>> START EXTRACTED INFORMATION
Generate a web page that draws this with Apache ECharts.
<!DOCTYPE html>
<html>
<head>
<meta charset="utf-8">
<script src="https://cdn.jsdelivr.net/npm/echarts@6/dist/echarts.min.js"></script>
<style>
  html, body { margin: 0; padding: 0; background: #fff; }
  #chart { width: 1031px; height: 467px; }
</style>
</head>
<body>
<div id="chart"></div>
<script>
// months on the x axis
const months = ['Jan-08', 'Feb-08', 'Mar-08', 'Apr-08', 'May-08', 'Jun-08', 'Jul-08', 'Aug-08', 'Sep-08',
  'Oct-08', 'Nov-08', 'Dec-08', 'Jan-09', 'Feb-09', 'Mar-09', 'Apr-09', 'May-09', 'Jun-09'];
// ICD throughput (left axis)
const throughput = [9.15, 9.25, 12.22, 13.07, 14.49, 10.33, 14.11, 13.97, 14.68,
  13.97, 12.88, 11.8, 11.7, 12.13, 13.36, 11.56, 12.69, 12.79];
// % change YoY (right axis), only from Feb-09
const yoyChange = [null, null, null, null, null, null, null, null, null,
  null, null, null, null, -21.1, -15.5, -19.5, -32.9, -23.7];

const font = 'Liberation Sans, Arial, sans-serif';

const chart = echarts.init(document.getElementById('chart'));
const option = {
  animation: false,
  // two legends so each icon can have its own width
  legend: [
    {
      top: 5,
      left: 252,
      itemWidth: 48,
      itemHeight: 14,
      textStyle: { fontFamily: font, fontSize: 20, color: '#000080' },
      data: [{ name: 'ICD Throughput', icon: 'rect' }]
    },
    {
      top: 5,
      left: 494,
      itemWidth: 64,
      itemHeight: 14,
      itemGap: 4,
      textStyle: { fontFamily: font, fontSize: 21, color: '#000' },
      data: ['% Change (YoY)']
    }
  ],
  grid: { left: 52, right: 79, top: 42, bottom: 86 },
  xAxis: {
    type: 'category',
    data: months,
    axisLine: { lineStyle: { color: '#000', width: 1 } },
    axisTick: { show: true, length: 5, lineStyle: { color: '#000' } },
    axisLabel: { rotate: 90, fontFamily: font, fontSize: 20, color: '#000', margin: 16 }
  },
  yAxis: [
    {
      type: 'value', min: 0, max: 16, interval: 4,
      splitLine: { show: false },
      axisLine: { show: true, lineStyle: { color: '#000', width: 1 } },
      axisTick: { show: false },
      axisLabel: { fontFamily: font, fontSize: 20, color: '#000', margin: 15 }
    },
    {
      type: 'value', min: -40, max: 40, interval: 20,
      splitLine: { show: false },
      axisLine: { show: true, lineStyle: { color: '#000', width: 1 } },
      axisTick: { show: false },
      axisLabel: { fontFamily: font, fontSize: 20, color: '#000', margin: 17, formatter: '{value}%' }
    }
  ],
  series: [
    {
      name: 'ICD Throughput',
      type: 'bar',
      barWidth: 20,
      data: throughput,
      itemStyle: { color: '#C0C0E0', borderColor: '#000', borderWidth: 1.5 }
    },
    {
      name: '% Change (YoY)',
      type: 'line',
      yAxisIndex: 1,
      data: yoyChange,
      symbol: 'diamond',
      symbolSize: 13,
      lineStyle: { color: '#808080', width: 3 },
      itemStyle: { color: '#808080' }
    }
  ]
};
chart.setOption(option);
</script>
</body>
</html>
>> END EXTRACTED INFORMATION
>> START EXTRACTED INFORMATION
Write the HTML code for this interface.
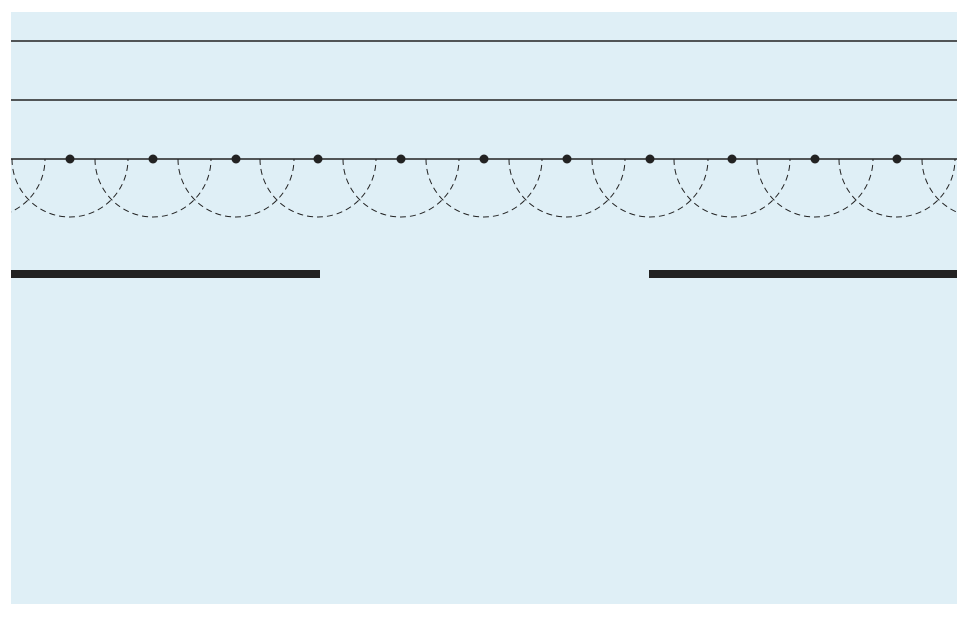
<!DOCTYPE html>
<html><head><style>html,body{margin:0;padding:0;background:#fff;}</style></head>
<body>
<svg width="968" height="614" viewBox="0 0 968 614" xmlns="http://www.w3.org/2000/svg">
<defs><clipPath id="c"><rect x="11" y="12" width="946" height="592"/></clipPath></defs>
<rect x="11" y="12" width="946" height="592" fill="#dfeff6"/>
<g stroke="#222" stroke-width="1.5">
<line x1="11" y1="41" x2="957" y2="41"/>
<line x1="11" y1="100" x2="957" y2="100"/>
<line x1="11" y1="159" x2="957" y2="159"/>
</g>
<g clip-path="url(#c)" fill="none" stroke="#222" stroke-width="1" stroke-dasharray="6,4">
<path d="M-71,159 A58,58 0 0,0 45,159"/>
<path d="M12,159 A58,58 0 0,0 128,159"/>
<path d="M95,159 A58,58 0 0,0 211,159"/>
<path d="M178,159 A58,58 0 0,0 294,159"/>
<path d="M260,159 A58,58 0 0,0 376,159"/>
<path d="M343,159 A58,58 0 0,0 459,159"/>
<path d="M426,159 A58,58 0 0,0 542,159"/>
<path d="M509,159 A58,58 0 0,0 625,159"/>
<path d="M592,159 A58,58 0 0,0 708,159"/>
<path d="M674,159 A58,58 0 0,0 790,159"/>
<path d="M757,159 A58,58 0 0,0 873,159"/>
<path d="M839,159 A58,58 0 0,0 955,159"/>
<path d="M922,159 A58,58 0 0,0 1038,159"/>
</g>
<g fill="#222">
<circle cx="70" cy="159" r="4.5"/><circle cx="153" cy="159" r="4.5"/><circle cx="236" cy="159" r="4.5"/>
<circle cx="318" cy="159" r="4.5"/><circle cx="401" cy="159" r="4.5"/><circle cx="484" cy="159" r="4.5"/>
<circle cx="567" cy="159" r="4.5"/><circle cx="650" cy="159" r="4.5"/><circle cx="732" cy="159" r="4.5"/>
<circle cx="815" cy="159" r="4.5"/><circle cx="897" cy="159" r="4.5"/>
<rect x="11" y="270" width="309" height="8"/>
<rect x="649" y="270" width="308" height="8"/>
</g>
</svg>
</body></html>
>> END EXTRACTED INFORMATION
EXERCISE: Print, without alteration, the lines from the line with "Generate a web" to the line with "const font = 'Liberation". Include both of them, and omit every other line.

COMPLETE ANSWER:
Generate a web page that draws this with Apache ECharts.
<!DOCTYPE html>
<html>
<head>
<meta charset="utf-8">
<script src="https://cdn.jsdelivr.net/npm/echarts@6/dist/echarts.min.js"></script>
<style>
  html, body { margin: 0; padding: 0; background: #fff; }
  #chart { width: 1031px; height: 467px; }
</style>
</head>
<body>
<div id="chart"></div>
<script>
// months on the x axis
const months = ['Jan-08', 'Feb-08', 'Mar-08', 'Apr-08', 'May-08', 'Jun-08', 'Jul-08', 'Aug-08', 'Sep-08',
  'Oct-08', 'Nov-08', 'Dec-08', 'Jan-09', 'Feb-09', 'Mar-09', 'Apr-09', 'May-09', 'Jun-09'];
// ICD throughput (left axis)
const throughput = [9.15, 9.25, 12.22, 13.07, 14.49, 10.33, 14.11, 13.97, 14.68,
  13.97, 12.88, 11.8, 11.7, 12.13, 13.36, 11.56, 12.69, 12.79];
// % change YoY (right axis), only from Feb-09
const yoyChange = [null, null, null, null, null, null, null, null, null,
  null, null, null, null, -21.1, -15.5, -19.5, -32.9, -23.7];

const font = 'Liberation Sans, Arial, sans-serif';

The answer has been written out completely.